EXERCISE REQUIREMENTS ::
Copy out each line of the material below with no changes.

RAW DATA ::
────────────────────────────────────────
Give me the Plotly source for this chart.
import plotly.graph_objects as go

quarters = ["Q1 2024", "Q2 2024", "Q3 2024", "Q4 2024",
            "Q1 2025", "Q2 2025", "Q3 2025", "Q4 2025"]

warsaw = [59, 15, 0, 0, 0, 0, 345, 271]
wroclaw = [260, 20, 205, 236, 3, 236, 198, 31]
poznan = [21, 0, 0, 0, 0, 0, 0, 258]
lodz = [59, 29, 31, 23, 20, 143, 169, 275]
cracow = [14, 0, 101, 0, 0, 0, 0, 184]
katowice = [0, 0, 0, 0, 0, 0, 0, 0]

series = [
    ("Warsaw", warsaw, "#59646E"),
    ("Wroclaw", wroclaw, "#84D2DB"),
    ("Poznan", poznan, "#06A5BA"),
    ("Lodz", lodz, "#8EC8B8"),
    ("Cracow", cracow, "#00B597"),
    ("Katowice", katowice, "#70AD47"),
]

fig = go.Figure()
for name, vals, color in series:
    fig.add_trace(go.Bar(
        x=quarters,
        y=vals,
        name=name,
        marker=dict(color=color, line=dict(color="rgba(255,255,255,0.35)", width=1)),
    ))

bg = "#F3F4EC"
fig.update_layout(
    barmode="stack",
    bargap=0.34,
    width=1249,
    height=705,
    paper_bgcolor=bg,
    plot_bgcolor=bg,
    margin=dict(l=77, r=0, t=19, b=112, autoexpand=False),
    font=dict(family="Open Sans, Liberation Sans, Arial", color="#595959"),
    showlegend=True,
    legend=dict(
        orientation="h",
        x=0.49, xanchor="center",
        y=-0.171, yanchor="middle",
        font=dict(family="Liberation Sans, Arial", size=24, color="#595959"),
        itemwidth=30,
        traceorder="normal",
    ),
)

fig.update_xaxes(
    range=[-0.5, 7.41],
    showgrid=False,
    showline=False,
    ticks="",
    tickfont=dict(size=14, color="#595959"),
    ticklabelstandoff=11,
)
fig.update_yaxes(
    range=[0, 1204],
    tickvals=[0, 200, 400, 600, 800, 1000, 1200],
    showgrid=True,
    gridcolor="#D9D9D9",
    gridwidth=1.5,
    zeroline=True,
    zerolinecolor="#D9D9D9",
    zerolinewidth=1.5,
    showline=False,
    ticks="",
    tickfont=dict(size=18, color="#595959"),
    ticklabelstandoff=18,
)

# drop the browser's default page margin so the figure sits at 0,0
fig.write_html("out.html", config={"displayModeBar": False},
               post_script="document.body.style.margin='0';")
────────────────────────────────────────
RESULT ::
Give me the Plotly source for this chart.
import plotly.graph_objects as go

quarters = ["Q1 2024", "Q2 2024", "Q3 2024", "Q4 2024",
            "Q1 2025", "Q2 2025", "Q3 2025", "Q4 2025"]

warsaw = [59, 15, 0, 0, 0, 0, 345, 271]
wroclaw = [260, 20, 205, 236, 3, 236, 198, 31]
poznan = [21, 0, 0, 0, 0, 0, 0, 258]
lodz = [59, 29, 31, 23, 20, 143, 169, 275]
cracow = [14, 0, 101, 0, 0, 0, 0, 184]
katowice = [0, 0, 0, 0, 0, 0, 0, 0]

series = [
    ("Warsaw", warsaw, "#59646E"),
    ("Wroclaw", wroclaw, "#84D2DB"),
    ("Poznan", poznan, "#06A5BA"),
    ("Lodz", lodz, "#8EC8B8"),
    ("Cracow", cracow, "#00B597"),
    ("Katowice", katowice, "#70AD47"),
]

fig = go.Figure()
for name, vals, color in series:
    fig.add_trace(go.Bar(
        x=quarters,
        y=vals,
        name=name,
        marker=dict(color=color, line=dict(color="rgba(255,255,255,0.35)", width=1)),
    ))

bg = "#F3F4EC"
fig.update_layout(
    barmode="stack",
    bargap=0.34,
    width=1249,
    height=705,
    paper_bgcolor=bg,
    plot_bgcolor=bg,
    margin=dict(l=77, r=0, t=19, b=112, autoexpand=False),
    font=dict(family="Open Sans, Liberation Sans, Arial", color="#595959"),
    showlegend=True,
    legend=dict(
        orientation="h",
        x=0.49, xanchor="center",
        y=-0.171, yanchor="middle",
        font=dict(family="Liberation Sans, Arial", size=24, color="#595959"),
        itemwidth=30,
        traceorder="normal",
    ),
)

fig.update_xaxes(
    range=[-0.5, 7.41],
    showgrid=False,
    showline=False,
    ticks="",
    tickfont=dict(size=14, color="#595959"),
    ticklabelstandoff=11,
)
fig.update_yaxes(
    range=[0, 1204],
    tickvals=[0, 200, 400, 600, 800, 1000, 1200],
    showgrid=True,
    gridcolor="#D9D9D9",
    gridwidth=1.5,
    zeroline=True,
    zerolinecolor="#D9D9D9",
    zerolinewidth=1.5,
    showline=False,
    ticks="",
    tickfont=dict(size=18, color="#595959"),
    ticklabelstandoff=18,
)

# drop the browser's default page margin so the figure sits at 0,0
fig.write_html("out.html", config={"displayModeBar": False},
               post_script="document.body.style.margin='0';")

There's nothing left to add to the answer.